North America has four deserts: Great Basin, Mojave, Sonoran, and Chihuahuan.
The Chihuahuan extends deep into Mexico, and Big Bend National Park lies in its northern third. This desert is bordered on three sides by mountains that block the rains. Its other side abuts vast semiarid plains. The Chihuahuan Desert is young, perhaps not more than 8,000 years old. Green and somewhat lush, it receives most of its rainfall when most needed, in the summer.
Heat and seasonal winds contribute to the aridity. Ground temperatures may reach 180°F at mid-day in summer, or they can be freezing in winter when northern storms sweep through.
The good news: it is often a luxurious 80°F here while the Rocky Mountains are locked in deep snow.
Life here has adapted to minimize expending its energy and to maximize getting or even hoarding water—as the kangaroo rat illustrates. We should not be amazed that Big Bend animals are so well adapted to desert life. Such adaptations are what life is all about.
There are fairy shrimp, fastgrowing toads, and those jackrabbit ears. There are more mundane adaptations too: many animals beat the heat by coming out only at night. Most snakes do this because summer daytime temperatures on the desert floor would kill them in minutes. Another way to beat this heat is to climb above it.
Many human travelers pass through the summer desert quickly, headed for the higher and cooler Chisos Mountains. Some insects use the same strategy. They merely fly straight up in the air a short distance, where it is significantly cooler. One walking beetle seems to rise up on stilts periodically, again to achieve critical distance from the desert floor’s killing heat.
Although ancient cultures made homes here at least 10,000 years ago, perhaps earlier, little evidence of human occupation appears until the Archaic or Desert Culture of 8,000 years ago. Hundreds of Chihuahuan Desert plants were useful to these people as food and medicine.
Their diet included hearts of the sotol and lechuguilla plants; fruit and blossoms of yucca; fruit and young pads of pricklypear; mesquite and acacia beans; and other native plants. They made baskets and sandals from lechuguilla fiber and yucca leaves. They hunted with the atlatl, a throwing stick that propelled stone-tipped darts to kill deer, rabbits, and other game. Like us they needed food, water, and shelter. Desert springs were valuable sources of drinking water.
Today, living sites often include the remnants of rock shelters and hearths or fire rings.

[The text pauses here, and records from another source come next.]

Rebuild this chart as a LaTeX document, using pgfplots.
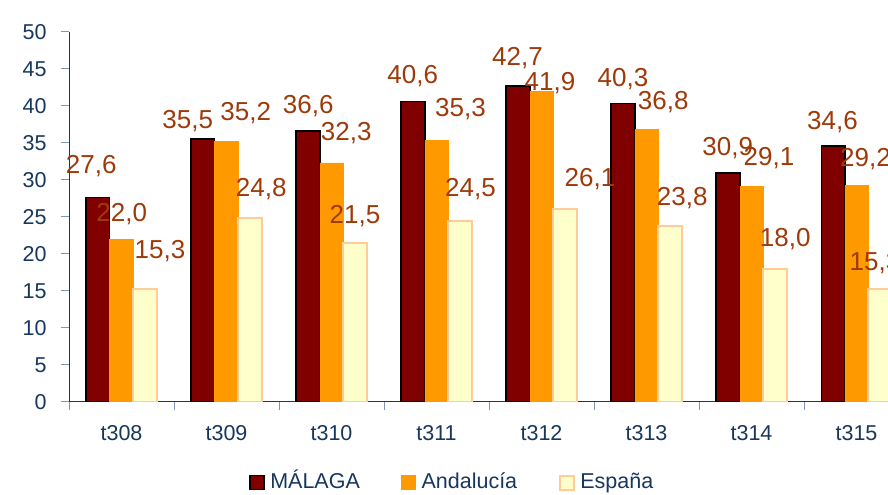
\documentclass[border=0pt]{standalone}
\usepackage{fontspec}
\setmainfont{Liberation Sans}
\usepackage{pgfplots}
\pgfplotsset{compat=1.18}
\usepackage{pgfplotstable}
\definecolor{malaga}{RGB}{128,0,0}
\definecolor{andal}{RGB}{255,153,0}
\definecolor{espf}{RGB}{255,255,204}
\definecolor{espd}{RGB}{255,204,153}
\definecolor{labcol}{RGB}{158,58,10}
\definecolor{navy}{RGB}{23,55,94}
\definecolor{tickcol}{RGB}{130,150,180}
\pgfplotstableread{
x y dx dy lab
0 27.6 -6.7 33.1 27,6
1 35.5 -15.3 19.9 35,5
2 36.6 0.3 27.1 36,6
3 40.6 -0.2 27.1 40,6
4 42.7 -0.5 29.5 42,7
5 40.3 0 26.8 40,3
6 30.9 -0.3 27.4 30,9
7 34.6 -0.5 25.8 34,6
}\malagatab
\pgfplotstableread{
x y dx dy lab
0 22.0 0.2 26.6 22,0
1 35.2 19.3 30.5 35,2
2 32.3 14.8 32 32,3
3 35.3 24 33.1 35,3
4 41.9 8.5 10.9 41,9
5 36.8 16.8 29.5 36,8
6 29.1 17.5 30.7 29,1
7 29.2 9 28.2 29,2
}\andaltab
\pgfplotstableread{
x y dx dy lab
0 15.3 15 39.2 15,3
1 24.8 11.3 31.6 24,8
2 21.5 0 28.6 21,5
3 24.5 10.5 33.1 24,5
4 26.1 25 31.2 26,1
5 23.8 12.3 29.9 23,8
6 18.0 10.3 31.2 18,0
7 15.3 -5 27.7 15,3
}\esptab
\pgfplotsset{sqleg/.style={legend image code/.code={\draw[##1] (0bp,-7bp) rectangle (14bp,7bp);}}}
\begin{document}
\begin{tikzpicture}
\path[use as bounding box] (0,0) rectangle (888bp,495bp);
\clip (0,0) rectangle (888bp,495bp);
\begin{axis}[
  at={(69bp,93bp)}, anchor=south west,
  scale only axis, width=840bp, height=370.3bp,
  xmin=-0.5, xmax=7.5, ymin=0, ymax=50,
  axis x line*=bottom, axis y line*=left,
  axis line style={draw=navy, line width=1bp},
  ytick={0,5,...,50},
  xtick={-0.5,0.5,1.5,2.5,3.5,4.5,5.5,6.5},
  xticklabels={t308,t309,t310,t311,t312,t313,t314,t315},
  x tick label style={xshift=52.5bp, yshift=-12bp},
  y tick label style={xshift=-11.5bp},
  tick align=outside, major tick length=7.5bp,
  tick style={draw=tickcol, line width=1bp},
  ticklabel style={font=\fontsize{21.5bp}{24bp}\selectfont, text=navy},
  /pgf/number format/assume math mode=true,
  ybar=0pt, bar width=23.5bp,
  point meta=explicit symbolic,
  nodes near coords,
  visualization depends on={\thisrow{dx}\as\dx},
  visualization depends on={\thisrow{dy}\as\dy},
  every node near coord/.append style={anchor=base, xshift={\dx*1bp}, yshift={(\dy-9.3)*1bp}, font=\fontsize{26bp}{30bp}\selectfont, text=labcol, inner sep=0pt},
  legend style={at={(0.455,-0.218)}, anchor=center, draw=none, fill=none,
    legend columns=-1, font=\fontsize{21.5bp}{24bp}\selectfont, text=navy,
    nodes={inner sep=0pt, text height=15.5bp, text depth=4.5bp},
    /tikz/every odd column/.append style={column sep=5.7bp},
    /tikz/every even column/.append style={column sep=41.5bp}},
]
\addplot[fill=malaga, draw=black, line width=1.5bp, sqleg] table[x=x,y=y,meta=lab]{\malagatab};
\addplot[fill=andal, draw=andal, line width=0.5bp, sqleg] table[x=x,y=y,meta=lab]{\andaltab};
\addplot[fill=espf, draw=espd, line width=2bp, sqleg] table[x=x,y=y,meta=lab]{\esptab};
\legend{MÁLAGA,Andalucía,España}
\end{axis}
\end{tikzpicture}
\end{document}
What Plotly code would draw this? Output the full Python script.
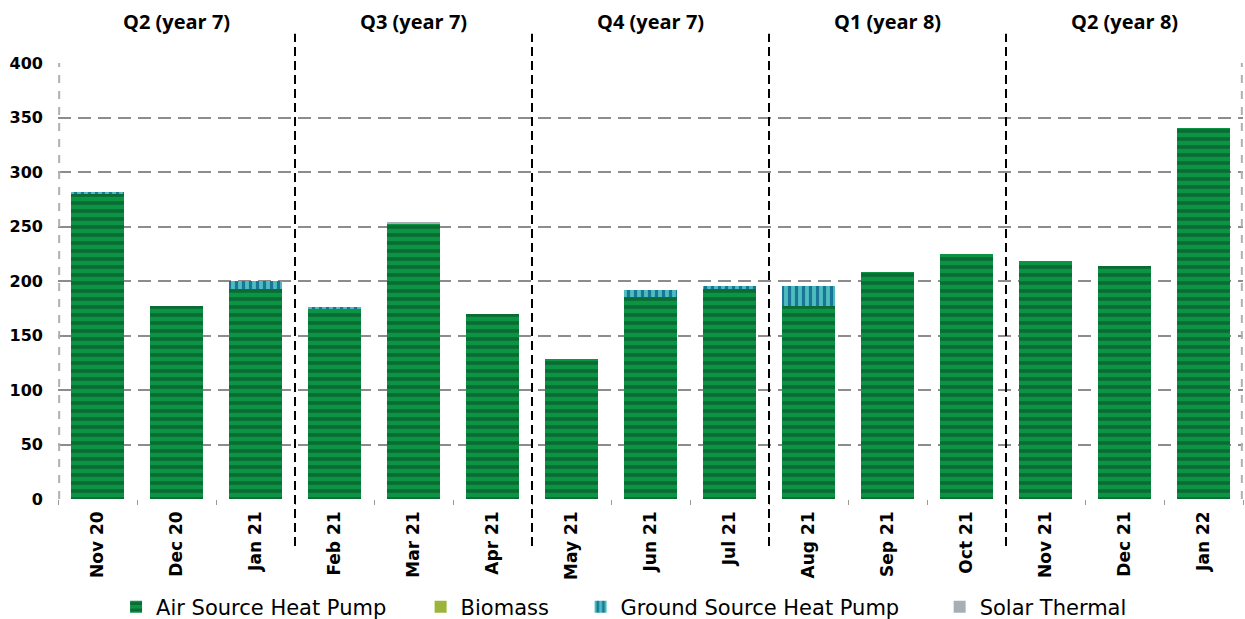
import plotly.graph_objects as go

# monthly installations by technology
months = ["Nov 20", "Dec 20", "Jan 21", "Feb 21", "Mar 21", "Apr 21", "May 21", "Jun 21",
          "Jul 21", "Aug 21", "Sep 21", "Oct 21", "Nov 21", "Dec 21", "Jan 22"]
ashp = [280, 177, 193, 175, 252, 170, 128, 185, 193, 177, 208, 225, 218, 214, 340]
biomass = [0, 0, 0, 0, 0, 0, 0, 0, 0, 0, 0, 0, 0, 0, 0]
gshp = [1, 0, 7, 1, 0, 0, 0, 7, 2, 18, 0, 0, 0, 0, 0]
solar = [0, 0, 0, 0, 2, 0, 0, 0, 0, 0, 0, 0, 0, 0, 0]

quarters = ["Q2 (year 7)", "Q3 (year 7)", "Q4 (year 7)", "Q1 (year 8)", "Q2 (year 8)"]
y_ticks = [0, 50, 100, 150, 200, 250, 300, 350, 400]

fig = go.Figure()

fig.add_trace(go.Bar(
    x=months, y=ashp, name="Air Source Heat Pump", legend="legend2",
    marker=dict(color="#0B9444", line=dict(width=0),
                pattern=dict(shape="-", fgcolor="#0A6B35", bgcolor="#0B9444",
                             size=8, solidity=0.45, fillmode="replace")),
))
fig.add_trace(go.Bar(
    x=months, y=biomass, name="Biomass", legend="legend3",
    marker=dict(color="#9BB53C", line=dict(width=0)),
))
fig.add_trace(go.Bar(
    x=months, y=gshp, name="Ground Source Heat Pump", legend="legend4",
    marker=dict(color="#4DBDBD", line=dict(width=0),
                pattern=dict(shape="|", fgcolor="#1B7598", bgcolor="#4DBDBD",
                             size=7, solidity=0.45, fillmode="replace")),
))
fig.add_trace(go.Bar(
    x=months, y=solar, name="Solar Thermal", legend="legend5",
    marker=dict(color="#A7AFB6", line=dict(width=0)),
))

# quarter separators and labels
for i in range(1, len(quarters)):
    fig.add_shape(type="line", xref="x", yref="paper", x0=3 * i - 0.5, x1=3 * i - 0.5,
                  y0=-0.108, y1=1.067, line=dict(color="black", width=2, dash="9px,5px"))
for i, q in enumerate(quarters):
    fig.add_annotation(x=3 * i + 1, y=1.096, xref="x", yref="paper", text=q,
                       showarrow=False, yanchor="middle",
                       font=dict(family="Open Sans", size=20, color="black", weight="bold"))

# dashed plot border, left and right
for xb in [0.001, 0.999]:
    fig.add_shape(type="line", xref="paper", yref="paper", x0=xb, x1=xb, y0=0, y1=1,
                  line=dict(color="#B0B0B0", width=2, dash="8px,8px"))

legend_style = dict(orientation="h", yanchor="middle", y=-0.248, xanchor="left",
                    font=dict(family="DejaVu Sans", size=21, color="black"),
                    bgcolor="rgba(0,0,0,0)", itemwidth=30)

fig.update_layout(
    barmode="stack",
    bargap=0.32,
    width=1245,
    height=619,
    margin=dict(l=58, r=2, t=63, b=120, autoexpand=False),
    plot_bgcolor="white",
    paper_bgcolor="white",
    font=dict(family="DejaVu Sans", color="black"),
    legend2=dict(legend_style, x=0.049),
    legend3=dict(legend_style, x=0.306),
    legend4=dict(legend_style, x=0.441),
    legend5=dict(legend_style, x=0.744),
    xaxis=dict(
        tickangle=-90,
        tickfont=dict(family="DejaVu Sans", size=17, color="black", weight="bold"),
        showgrid=False,
        ticks="outside", tickson="boundaries", ticklen=5, tickcolor="#999999",
        ticklabelstandoff=8,
        showline=False,
    ),
    yaxis=dict(
        range=[0, 400],
        tickvals=y_ticks,
        tickfont=dict(family="DejaVu Sans", size=16, color="black", weight="bold"),
        showgrid=True, gridcolor="#8C8C8C", gridwidth=2, griddash="13px,7px",
        zeroline=False, showline=False,
        ticks="", ticklabelstandoff=14,
    ),
)

fig.write_html("out.html", config={"displayModeBar": False},
               post_script="document.body.style.margin = '0';")
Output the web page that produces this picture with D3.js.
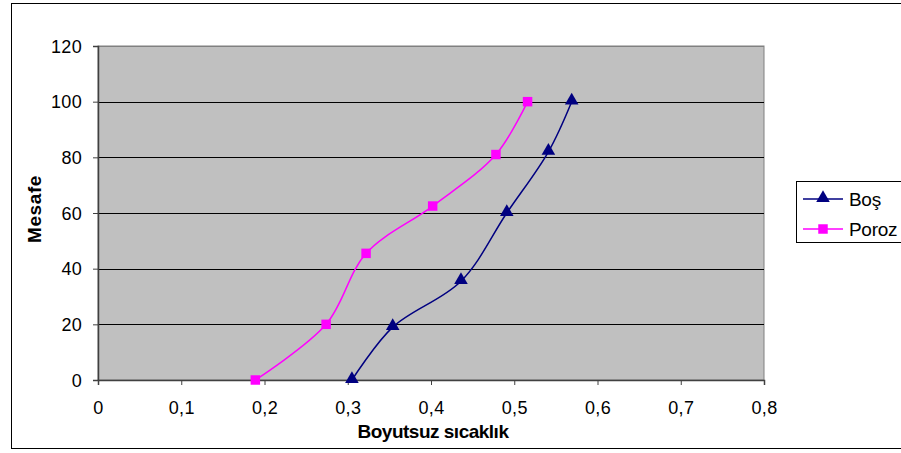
<!DOCTYPE html>
<html>
<head>
<meta charset="utf-8">
<script src="https://cdn.jsdelivr.net/npm/d3@7"></script>
<style>
body { margin: 0; background: #fff; }
svg text { font-family: "Liberation Sans", Arial, sans-serif; }
</style>
</head>
<body>
<div id="chart"></div>
<script>
// series values
var bosX = [0.305, 0.354, 0.436, 0.491, 0.541, 0.569];
var bosY = [0, 19, 35.5, 60, 82, 100];
var porozX = [0.189, 0.274, 0.322, 0.402, 0.478, 0.516];
var porozY = [0, 20, 45.5, 62.5, 81, 100];
var seriesNames = ["Boş", "Poroz"];
var seriesColors = ["#000080", "#FF00FF"];
var xTicks = [0, 0.1, 0.2, 0.3, 0.4, 0.5, 0.6, 0.7, 0.8];
var yTicks = [0, 20, 40, 60, 80, 100, 120];

function createChart()
{
    var width = 901, height = 453;
    var plot = {left: 98, right: 764, top: 46, bottom: 380};

    var x = d3.scaleLinear().domain([0, 0.8]).range([plot.left, plot.right]);
    var y = d3.scaleLinear().domain([0, 120]).range([plot.bottom, plot.top]);

    var svg = d3.select("#chart").append("svg")
      .attr("width", width)
      .attr("height", height);

    // outer chart border
    svg.append("rect")
      .attr("x", 11.5).attr("y", 3.5)
      .attr("width", 900).attr("height", 445)
      .attr("fill", "#fff").attr("stroke", "#000");

    svg.append("rect")
      .attr("x", plot.left).attr("y", plot.top)
      .attr("width", plot.right - plot.left).attr("height", plot.bottom - plot.top)
      .attr("fill", "#C0C0C0").attr("stroke", "#808080");

    // gridlines
    svg.append("g").selectAll("line")
      .data(yTicks.filter(d => d > 0))
      .enter().append("line")
      .attr("x1", plot.left).attr("x2", plot.right)
      .attr("y1", d => Math.round(y(d)) + 0.5).attr("y2", d => Math.round(y(d)) + 0.5)
      .attr("stroke", d => d == 120 ? "#808080" : "#000");

    var fmt = d => d3.format(".1f")(d).replace(".", ",");

    var xAxis = svg.append("g")
      .attr("transform", "translate(0," + plot.bottom + ")")
      .call(d3.axisBottom(x).tickValues(xTicks).tickSize(5).tickPadding(16)
        .tickFormat(d => d == 0 ? "0" : fmt(d)));
    var yAxis = svg.append("g")
      .attr("transform", "translate(" + plot.left + ",0)")
      .call(d3.axisLeft(y).tickValues(yTicks).tickSize(5).tickPadding(11));

    [xAxis, yAxis].forEach(g => {
      g.select(".domain").attr("stroke", "#404040").attr("stroke-width", 1.5);
      g.selectAll(".tick line").attr("stroke", "#404040");
      g.selectAll("text").attr("font-size", 18).attr("fill", "#000")
        .attr("letter-spacing", 0.3)
        .style("font-family", "'Liberation Sans', Arial, sans-serif");
    });
    yAxis.selectAll("text").attr("dy", "0.35em");

    var line = d3.line()
      .x(d => x(d[0])).y(d => y(d[1]))
      .curve(d3.curveCatmullRom.alpha(0.5));

    var series = [
      d3.zip(bosX, bosY),
      d3.zip(porozX, porozY)
    ];

    var triangle = d3.symbol().type(d3.symbolTriangle).size(80);
    var square = d3.symbol().type(d3.symbolSquare).size(90);
    var symbols = [triangle, square];

    series.forEach((pts, i) => {
      svg.append("path")
        .datum(pts)
        .attr("fill", "none")
        .attr("stroke", seriesColors[i])
        .attr("stroke-width", 1.5)
        .attr("d", line);
      svg.append("g").selectAll("path")
        .data(pts)
        .enter().append("path")
        .attr("transform", d => "translate(" + x(d[0]) + "," + (y(d[1]) - (i == 0 ? 1 : 0)) + ")")
        .attr("d", symbols[i]())
        .attr("fill", seriesColors[i]);
    });

    // axis titles
    svg.append("text")
      .attr("x", 433).attr("y", 438)
      .attr("text-anchor", "middle")
      .attr("font-size", 19).attr("font-weight", "bold")
      .attr("letter-spacing", -0.5)
      .text("Boyutsuz sıcaklık");

    // y title is cut off in the original
    svg.append("clipPath").attr("id", "ytclip")
      .append("rect").attr("x", 15).attr("y", 168).attr("width", 40).attr("height", 90);
    svg.append("g").attr("clip-path", "url(#ytclip)")
      .append("text")
      .attr("transform", "translate(41,243) rotate(-90)")
      .attr("font-size", 19).attr("font-weight", "bold")
      .attr("letter-spacing", 0.6)
      .text("Mesafe (m)");

    // legend
    var legend = svg.append("g");
    legend.append("rect")
      .attr("x", 796.5).attr("y", 181.5)
      .attr("width", 120).attr("height", 61)
      .attr("fill", "#fff").attr("stroke", "#000");
    var rows = [199, 229];
    seriesNames.forEach((name, i) => {
      legend.append("line")
        .attr("x1", 803).attr("x2", 843)
        .attr("y1", rows[i]).attr("y2", rows[i])
        .attr("stroke", seriesColors[i]).attr("stroke-width", 1.5);
      legend.append("path")
        .attr("transform", "translate(823," + (rows[i] - (i == 0 ? 1 : 0)) + ")")
        .attr("d", symbols[i]())
        .attr("fill", seriesColors[i]);
      legend.append("text")
        .attr("x", 849).attr("y", rows[i] + 7)
        .attr("font-size", 19)
        .attr("letter-spacing", -0.3)
        .text(name);
    });
}

createChart();
</script>
</body>
</html>
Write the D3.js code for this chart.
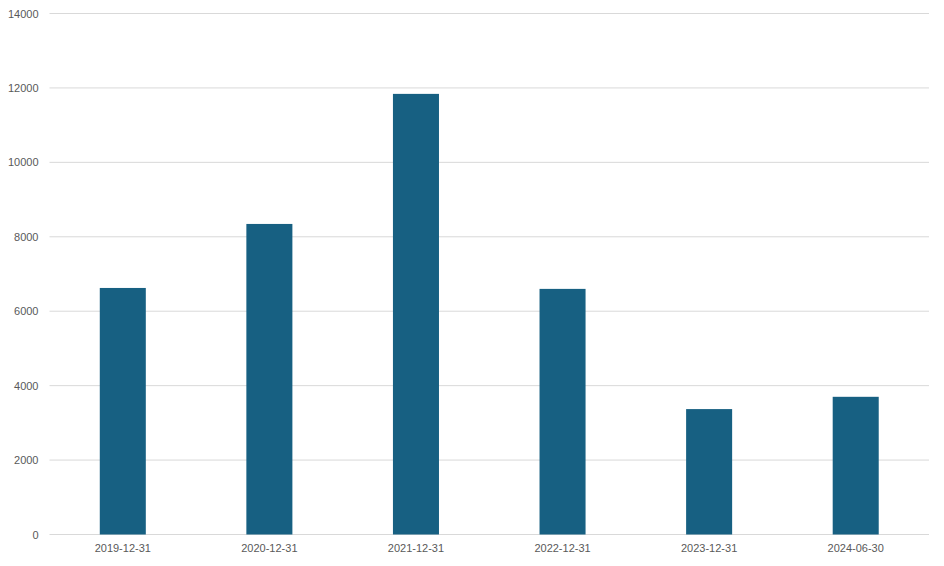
<!DOCTYPE html>
<html lang="en">
  <head>
    <meta charset="utf-8">
    <title>Bar chart</title>
    <script src="https://cdn.jsdelivr.net/npm/d3@7"></script>
    <style>
      body { margin: 0; background: #fff; }
      text { font-family: 'Liberation Sans', Arial, sans-serif; }
    </style>
  </head>
  <body>
    <div id="chart"></div>
    <script>
      const dates = ['2019-12-31', '2020-12-31', '2021-12-31', '2022-12-31', '2023-12-31', '2024-06-30'];
      const values = [6625, 8345, 11840, 6600, 3370, 3700];
      const yTicks = [0, 2000, 4000, 6000, 8000, 10000, 12000, 14000];

      let margin = {top: 13.5, right: 15, bottom: 31.5, left: 49.5};
      let width = 944 - margin.left - margin.right;
      let height = 566 - margin.top - margin.bottom;

      let canvas = d3.select('#chart').append('svg')
        .attr('width', 944)
        .attr('height', 566)
        .append('g')
        .attr('transform', 'translate(' + margin.left + ',' + margin.top + ')');

      let scale_x = d3.scaleBand()
        .domain(dates)
        .range([0, width])
        .paddingInner(0.686)
        .paddingOuter(0.343);

      let scale_y = d3.scaleLinear()
        .domain([0, 14000])
        .range([height, 0]);

      // gridlines
      canvas.append('g')
        .selectAll('line')
        .data(yTicks)
        .enter()
        .append('line')
        .attr('x1', 0)
        .attr('x2', width)
        .attr('y1', d => scale_y(d))
        .attr('y2', d => scale_y(d))
        .attr('stroke', '#d9d9d9')
        .attr('stroke-width', 1);

      canvas.selectAll('rect')
        .data(values)
        .enter()
        .append('rect')
        .attr('x', (d, i) => scale_x(dates[i]))
        .attr('y', d => scale_y(d))
        .attr('width', scale_x.bandwidth())
        .attr('height', d => height - scale_y(d))
        .style('fill', '#176082');

      let y_axis = d3.axisLeft(scale_y).tickValues(yTicks).tickFormat(d3.format('d'))
        .tickSize(0).tickPadding(11);
      let gy = canvas.append('g').call(y_axis);
      gy.select('.domain').remove();
      gy.selectAll('text').attr('font-size', '11px').attr('fill', '#595959')
        .attr('font-family', "'Liberation Sans', Arial, sans-serif");

      let x_axis = d3.axisBottom(scale_x).tickSize(0).tickPadding(10);
      let gx = canvas.append('g')
        .attr('transform', 'translate(0,' + height + ')')
        .call(x_axis);
      gx.select('.domain').remove();
      gx.selectAll('text').attr('font-size', '11px').attr('fill', '#595959')
        .attr('font-family', "'Liberation Sans', Arial, sans-serif");
    </script>
  </body>
</html>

Late in the Archaic period trade between the local people and those from the south and west introduced horticultural practices, bringing cultivated corn, beans, and squash to supplement their diets. By 1200 the La Junta people, an agricultural group related to the Puebloan people of the upper Rio Grande, occupied and farmed the river floodplain in areas west of today’s national park. In the 1500s Spaniards enslaved the Indians and substantially changed their culture. Pushed south by Comanches, Apaches moved into this area in the 1700s.
Apaches were capable of resisting the Spaniards, who began to release their tenuous hold on this area in the 1700s.
In the 19th century, Anglo- American homesteaders encroaching on hunting territories forced Comanches southward.
Mexican settlers occupied the Big Bend by the early 1800s, and their isolated communities became the targets of raids by nomadic Comanche warriors.
Gold discoveries in California in the mid- 1800s and the destruction of bison herds hastened the Comanches’ decline.
Military forts were built on the route that passed through this area to California goldfields.